Thoreau moved to Walden Pond for two years, two months, and two days. He set out to do what you might call "find himself." He lived in a 150 square foot cabin. And his seminal work, Walden, extolled the virtues of living simply and being close to nature.
"I went to the woods because I wished to live deliberately, to front only the essential facts of life, and see if I could not learn what it had to teach, and not, when I came to die, discover that I had not lived."
This is perhaps Thoreau's most famous quote. Sound familiar? Ideas like these run through the core of the tiny home movement. Thoreau was one of the first to jump in and go tiny.
Now, let's jump ahead about 120 years. In the 1970s, artists began to explore the ideas of tiny living. The 1970s were a time of collective soul-searching in the United States. We entered the second decade of the most controversial war ever fought. We had just put a man on the moon in 1969, and technology was growing at a massive rate. There were global conflicts and fuel crises and inflation. The values of traditionalism were at constant odds with the youth culture and new ways of life.
Artists like Allan Wexler began exploring alternative ways of living. In 1973, Lloyd Kahn and Bob Easton released their book, Shelter, which looked at construction methods of various types of small homes around the world. These artists' ideas persisted into the 1980s.
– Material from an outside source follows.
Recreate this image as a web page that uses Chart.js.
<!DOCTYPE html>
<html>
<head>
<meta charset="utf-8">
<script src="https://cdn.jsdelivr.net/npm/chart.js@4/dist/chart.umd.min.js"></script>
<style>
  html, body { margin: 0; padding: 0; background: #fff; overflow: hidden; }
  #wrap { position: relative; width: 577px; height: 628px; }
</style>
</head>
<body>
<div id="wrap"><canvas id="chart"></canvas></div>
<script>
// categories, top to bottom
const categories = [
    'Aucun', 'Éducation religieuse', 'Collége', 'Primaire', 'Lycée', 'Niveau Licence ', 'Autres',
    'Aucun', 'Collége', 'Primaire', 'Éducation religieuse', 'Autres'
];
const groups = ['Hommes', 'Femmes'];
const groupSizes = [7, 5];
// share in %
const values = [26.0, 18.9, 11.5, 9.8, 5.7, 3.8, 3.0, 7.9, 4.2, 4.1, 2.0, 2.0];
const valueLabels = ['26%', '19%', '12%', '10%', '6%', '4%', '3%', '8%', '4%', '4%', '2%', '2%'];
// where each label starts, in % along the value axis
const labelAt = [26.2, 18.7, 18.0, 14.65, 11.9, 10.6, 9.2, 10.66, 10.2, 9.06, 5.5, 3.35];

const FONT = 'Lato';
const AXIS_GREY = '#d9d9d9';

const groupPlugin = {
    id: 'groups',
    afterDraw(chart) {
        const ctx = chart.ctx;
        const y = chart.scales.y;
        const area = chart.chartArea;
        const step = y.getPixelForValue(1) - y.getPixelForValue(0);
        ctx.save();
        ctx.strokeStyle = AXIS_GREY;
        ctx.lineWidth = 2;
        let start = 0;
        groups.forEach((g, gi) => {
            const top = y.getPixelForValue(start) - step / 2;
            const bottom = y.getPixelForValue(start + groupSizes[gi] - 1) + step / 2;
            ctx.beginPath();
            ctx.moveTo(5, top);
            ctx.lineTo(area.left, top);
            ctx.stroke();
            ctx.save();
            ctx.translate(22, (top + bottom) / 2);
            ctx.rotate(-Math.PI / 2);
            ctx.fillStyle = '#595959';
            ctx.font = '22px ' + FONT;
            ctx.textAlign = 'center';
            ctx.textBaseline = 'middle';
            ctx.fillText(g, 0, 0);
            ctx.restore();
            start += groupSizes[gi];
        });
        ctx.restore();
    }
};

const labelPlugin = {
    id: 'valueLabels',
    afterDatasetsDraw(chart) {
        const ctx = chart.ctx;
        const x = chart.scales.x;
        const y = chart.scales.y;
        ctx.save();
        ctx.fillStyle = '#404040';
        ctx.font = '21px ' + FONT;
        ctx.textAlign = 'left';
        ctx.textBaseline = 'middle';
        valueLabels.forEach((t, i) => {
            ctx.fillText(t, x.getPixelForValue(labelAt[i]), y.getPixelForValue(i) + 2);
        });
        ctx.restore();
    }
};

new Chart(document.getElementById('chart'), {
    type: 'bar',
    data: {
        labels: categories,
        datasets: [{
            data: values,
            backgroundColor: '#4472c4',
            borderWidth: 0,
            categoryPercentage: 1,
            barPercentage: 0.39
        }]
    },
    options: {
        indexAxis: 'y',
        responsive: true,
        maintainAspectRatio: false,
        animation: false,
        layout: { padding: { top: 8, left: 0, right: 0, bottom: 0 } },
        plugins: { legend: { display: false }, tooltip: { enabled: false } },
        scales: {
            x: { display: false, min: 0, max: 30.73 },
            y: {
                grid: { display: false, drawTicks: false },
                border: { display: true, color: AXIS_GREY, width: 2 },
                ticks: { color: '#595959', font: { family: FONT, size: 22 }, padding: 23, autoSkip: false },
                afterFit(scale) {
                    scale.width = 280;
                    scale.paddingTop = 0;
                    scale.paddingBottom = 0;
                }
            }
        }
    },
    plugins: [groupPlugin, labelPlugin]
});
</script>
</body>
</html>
Lester Walker released Tiny Houses, or How to Get Away From It All in 1987, when our culture was pushing the value of things on us.
But it was two women in the 1990s that really brought the tiny home movement into modernity. Andrea Zittel, an artist in California, explored questions like "How do we live?" and "What gives life meaning?" through tiny living spaces. Then, as Portland, OR became the first tiny living-friendly city in the U.S., Sarah Susanka published The Not So Big House.
Within four years of Susanka's book, the Small House Society was formed. Since then, people have been discovering the pure joy that comes from living tiny and living deliberately.
When did you discover the tiny home movement?